>> BEGIN

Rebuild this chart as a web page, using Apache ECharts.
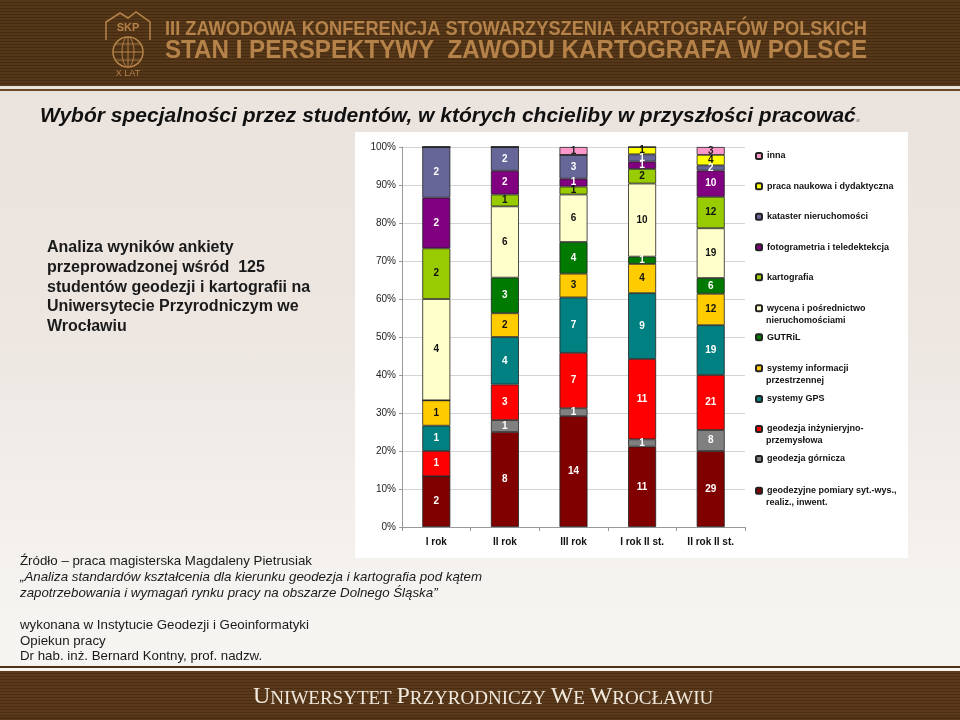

>> END
>> BEGIN

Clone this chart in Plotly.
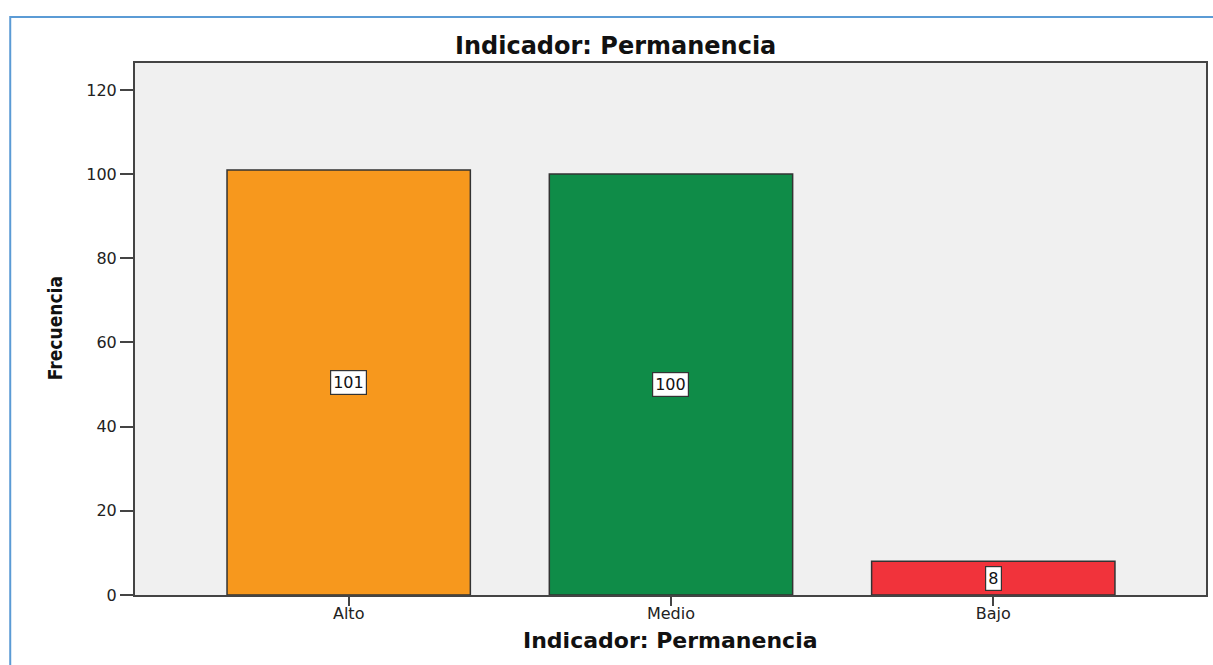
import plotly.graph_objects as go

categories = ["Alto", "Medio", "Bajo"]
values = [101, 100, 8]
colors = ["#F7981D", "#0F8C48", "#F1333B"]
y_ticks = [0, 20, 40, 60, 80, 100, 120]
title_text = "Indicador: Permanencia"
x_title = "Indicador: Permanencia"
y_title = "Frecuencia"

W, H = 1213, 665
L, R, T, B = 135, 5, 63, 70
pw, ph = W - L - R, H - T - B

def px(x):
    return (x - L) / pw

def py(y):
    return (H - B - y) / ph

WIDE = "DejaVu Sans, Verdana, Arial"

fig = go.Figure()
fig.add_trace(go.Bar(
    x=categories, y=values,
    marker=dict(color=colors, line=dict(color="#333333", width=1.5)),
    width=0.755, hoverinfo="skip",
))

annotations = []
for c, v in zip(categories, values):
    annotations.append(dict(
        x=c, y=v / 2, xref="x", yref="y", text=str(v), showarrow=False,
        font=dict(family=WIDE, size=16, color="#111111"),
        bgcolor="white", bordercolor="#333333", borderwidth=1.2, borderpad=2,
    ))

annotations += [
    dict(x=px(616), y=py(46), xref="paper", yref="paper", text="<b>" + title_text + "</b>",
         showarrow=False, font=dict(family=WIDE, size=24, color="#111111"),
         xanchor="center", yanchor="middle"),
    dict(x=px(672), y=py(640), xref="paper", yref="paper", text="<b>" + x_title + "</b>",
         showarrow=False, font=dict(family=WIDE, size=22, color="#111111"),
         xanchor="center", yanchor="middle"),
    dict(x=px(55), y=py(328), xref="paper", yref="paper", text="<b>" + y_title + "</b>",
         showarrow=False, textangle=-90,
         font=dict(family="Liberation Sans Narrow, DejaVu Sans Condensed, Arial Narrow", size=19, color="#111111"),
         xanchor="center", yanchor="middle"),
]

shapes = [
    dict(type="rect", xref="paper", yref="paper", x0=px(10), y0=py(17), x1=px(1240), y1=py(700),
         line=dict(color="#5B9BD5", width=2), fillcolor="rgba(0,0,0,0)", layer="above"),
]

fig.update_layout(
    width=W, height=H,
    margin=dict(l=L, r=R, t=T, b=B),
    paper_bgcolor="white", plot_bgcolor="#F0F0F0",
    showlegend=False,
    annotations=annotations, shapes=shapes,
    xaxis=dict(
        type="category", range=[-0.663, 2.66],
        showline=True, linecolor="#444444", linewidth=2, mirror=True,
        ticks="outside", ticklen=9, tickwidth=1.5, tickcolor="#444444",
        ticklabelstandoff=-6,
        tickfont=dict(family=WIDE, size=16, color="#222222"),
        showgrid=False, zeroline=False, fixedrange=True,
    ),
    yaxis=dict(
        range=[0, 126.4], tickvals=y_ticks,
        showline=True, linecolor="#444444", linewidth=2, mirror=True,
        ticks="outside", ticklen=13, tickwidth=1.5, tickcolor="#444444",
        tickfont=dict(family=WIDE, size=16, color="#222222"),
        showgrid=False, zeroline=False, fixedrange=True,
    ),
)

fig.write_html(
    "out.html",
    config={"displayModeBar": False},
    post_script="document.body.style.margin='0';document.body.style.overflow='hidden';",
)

>> END
>> BEGIN

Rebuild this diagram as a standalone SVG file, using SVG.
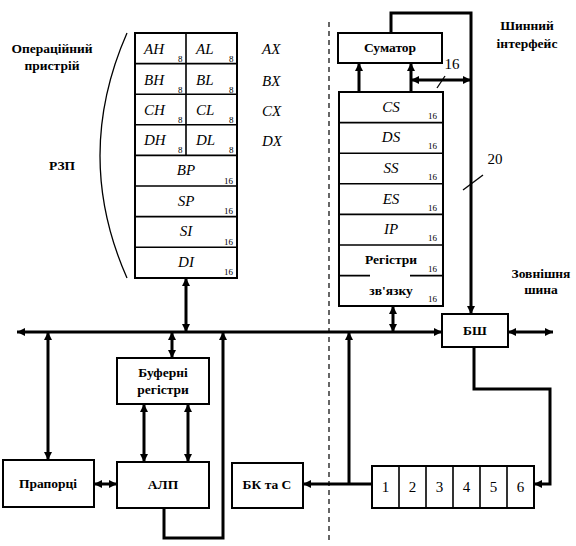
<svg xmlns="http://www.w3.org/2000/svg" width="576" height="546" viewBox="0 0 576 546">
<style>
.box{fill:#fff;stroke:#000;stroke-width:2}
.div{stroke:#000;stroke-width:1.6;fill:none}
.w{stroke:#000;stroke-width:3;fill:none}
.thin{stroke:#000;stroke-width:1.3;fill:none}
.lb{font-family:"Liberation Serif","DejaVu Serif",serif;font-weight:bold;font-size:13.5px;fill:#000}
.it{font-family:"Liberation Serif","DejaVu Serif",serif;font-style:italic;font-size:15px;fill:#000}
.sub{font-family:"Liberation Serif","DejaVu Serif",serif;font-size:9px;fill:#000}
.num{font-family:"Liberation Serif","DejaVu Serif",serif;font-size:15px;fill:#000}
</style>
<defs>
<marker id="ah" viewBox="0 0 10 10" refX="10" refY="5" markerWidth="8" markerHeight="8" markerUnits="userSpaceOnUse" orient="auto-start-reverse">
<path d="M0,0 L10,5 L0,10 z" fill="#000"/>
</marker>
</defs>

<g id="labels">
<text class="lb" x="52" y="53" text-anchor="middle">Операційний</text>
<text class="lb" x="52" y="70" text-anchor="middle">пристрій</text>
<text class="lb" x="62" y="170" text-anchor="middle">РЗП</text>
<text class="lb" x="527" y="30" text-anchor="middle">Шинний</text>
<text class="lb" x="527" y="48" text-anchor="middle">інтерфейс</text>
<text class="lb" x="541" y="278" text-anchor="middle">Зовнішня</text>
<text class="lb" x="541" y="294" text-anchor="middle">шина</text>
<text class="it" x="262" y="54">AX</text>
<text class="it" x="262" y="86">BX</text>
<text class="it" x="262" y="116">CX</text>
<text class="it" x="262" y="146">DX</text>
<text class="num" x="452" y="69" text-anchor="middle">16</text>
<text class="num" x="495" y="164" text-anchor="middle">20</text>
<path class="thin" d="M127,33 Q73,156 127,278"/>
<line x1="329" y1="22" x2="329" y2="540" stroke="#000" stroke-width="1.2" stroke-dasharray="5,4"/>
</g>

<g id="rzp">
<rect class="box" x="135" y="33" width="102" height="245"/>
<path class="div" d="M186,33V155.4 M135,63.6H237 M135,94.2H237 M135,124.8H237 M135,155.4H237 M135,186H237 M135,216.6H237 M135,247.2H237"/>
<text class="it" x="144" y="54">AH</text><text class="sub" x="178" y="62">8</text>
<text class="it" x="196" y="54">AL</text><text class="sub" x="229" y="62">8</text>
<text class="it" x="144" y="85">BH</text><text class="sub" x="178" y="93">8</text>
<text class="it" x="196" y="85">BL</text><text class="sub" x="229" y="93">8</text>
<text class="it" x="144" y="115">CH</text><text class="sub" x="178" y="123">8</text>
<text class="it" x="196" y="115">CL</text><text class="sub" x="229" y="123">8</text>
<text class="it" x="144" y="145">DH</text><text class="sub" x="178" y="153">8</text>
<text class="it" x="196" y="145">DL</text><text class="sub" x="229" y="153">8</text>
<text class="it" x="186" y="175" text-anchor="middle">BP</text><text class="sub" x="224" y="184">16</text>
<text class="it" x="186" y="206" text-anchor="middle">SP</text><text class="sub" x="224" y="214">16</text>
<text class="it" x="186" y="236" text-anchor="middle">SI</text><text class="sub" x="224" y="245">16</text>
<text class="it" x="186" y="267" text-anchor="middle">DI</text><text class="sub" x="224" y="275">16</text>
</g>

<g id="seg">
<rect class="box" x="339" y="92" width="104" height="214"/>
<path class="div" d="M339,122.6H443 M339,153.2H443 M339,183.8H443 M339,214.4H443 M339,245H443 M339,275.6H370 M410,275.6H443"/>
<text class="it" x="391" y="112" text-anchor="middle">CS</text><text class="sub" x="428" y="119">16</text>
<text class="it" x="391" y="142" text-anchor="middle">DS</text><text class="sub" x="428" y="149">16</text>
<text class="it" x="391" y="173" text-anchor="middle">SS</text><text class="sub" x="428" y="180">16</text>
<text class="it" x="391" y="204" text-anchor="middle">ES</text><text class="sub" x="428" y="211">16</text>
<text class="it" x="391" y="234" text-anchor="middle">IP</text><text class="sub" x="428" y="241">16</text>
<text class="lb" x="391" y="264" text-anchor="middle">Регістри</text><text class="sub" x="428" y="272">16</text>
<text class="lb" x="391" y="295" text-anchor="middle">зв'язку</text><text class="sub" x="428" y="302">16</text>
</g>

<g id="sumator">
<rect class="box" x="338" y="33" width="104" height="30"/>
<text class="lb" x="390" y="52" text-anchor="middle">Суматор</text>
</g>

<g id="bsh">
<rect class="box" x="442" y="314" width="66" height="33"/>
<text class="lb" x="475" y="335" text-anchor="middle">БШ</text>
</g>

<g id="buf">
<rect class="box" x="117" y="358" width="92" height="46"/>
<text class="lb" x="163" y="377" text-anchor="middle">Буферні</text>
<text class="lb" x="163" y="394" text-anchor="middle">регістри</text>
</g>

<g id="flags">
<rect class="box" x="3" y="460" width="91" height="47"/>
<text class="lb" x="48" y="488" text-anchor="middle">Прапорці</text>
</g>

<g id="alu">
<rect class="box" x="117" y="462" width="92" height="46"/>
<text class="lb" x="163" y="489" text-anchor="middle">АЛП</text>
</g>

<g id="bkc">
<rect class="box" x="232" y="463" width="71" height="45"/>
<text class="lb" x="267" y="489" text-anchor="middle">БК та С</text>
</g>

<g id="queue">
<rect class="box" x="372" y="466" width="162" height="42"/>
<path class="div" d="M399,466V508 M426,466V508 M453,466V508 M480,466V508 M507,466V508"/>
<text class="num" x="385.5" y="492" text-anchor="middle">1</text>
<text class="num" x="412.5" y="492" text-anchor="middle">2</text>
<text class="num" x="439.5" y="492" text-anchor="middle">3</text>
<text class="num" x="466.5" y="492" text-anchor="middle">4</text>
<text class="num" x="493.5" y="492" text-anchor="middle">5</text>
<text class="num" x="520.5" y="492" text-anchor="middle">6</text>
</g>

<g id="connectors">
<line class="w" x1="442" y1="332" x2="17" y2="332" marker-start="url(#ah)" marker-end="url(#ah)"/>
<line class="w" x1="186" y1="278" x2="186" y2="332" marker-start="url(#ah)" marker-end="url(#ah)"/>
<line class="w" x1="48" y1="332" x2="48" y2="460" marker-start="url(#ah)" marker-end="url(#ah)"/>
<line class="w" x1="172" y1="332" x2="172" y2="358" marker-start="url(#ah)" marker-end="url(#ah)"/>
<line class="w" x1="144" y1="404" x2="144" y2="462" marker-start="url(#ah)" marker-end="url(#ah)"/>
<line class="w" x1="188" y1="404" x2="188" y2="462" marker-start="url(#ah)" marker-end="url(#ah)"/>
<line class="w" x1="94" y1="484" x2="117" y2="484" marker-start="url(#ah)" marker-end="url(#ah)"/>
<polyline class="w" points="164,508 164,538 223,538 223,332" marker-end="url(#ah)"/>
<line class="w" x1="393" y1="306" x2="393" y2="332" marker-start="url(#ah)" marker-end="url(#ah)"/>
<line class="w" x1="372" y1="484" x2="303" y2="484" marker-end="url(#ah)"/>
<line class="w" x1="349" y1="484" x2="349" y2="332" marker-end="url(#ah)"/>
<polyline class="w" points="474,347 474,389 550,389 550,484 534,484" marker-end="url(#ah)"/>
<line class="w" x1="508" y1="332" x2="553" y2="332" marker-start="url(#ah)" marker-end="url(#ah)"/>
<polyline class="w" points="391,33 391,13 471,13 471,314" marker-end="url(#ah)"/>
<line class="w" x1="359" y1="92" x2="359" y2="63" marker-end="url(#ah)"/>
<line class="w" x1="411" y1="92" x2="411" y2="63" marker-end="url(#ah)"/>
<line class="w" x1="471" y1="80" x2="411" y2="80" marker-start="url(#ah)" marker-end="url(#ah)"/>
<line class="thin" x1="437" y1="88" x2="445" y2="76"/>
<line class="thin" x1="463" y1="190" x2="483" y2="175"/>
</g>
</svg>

>> END

Give the number of lines containing the word "Rebuild". No other answer is needed.

2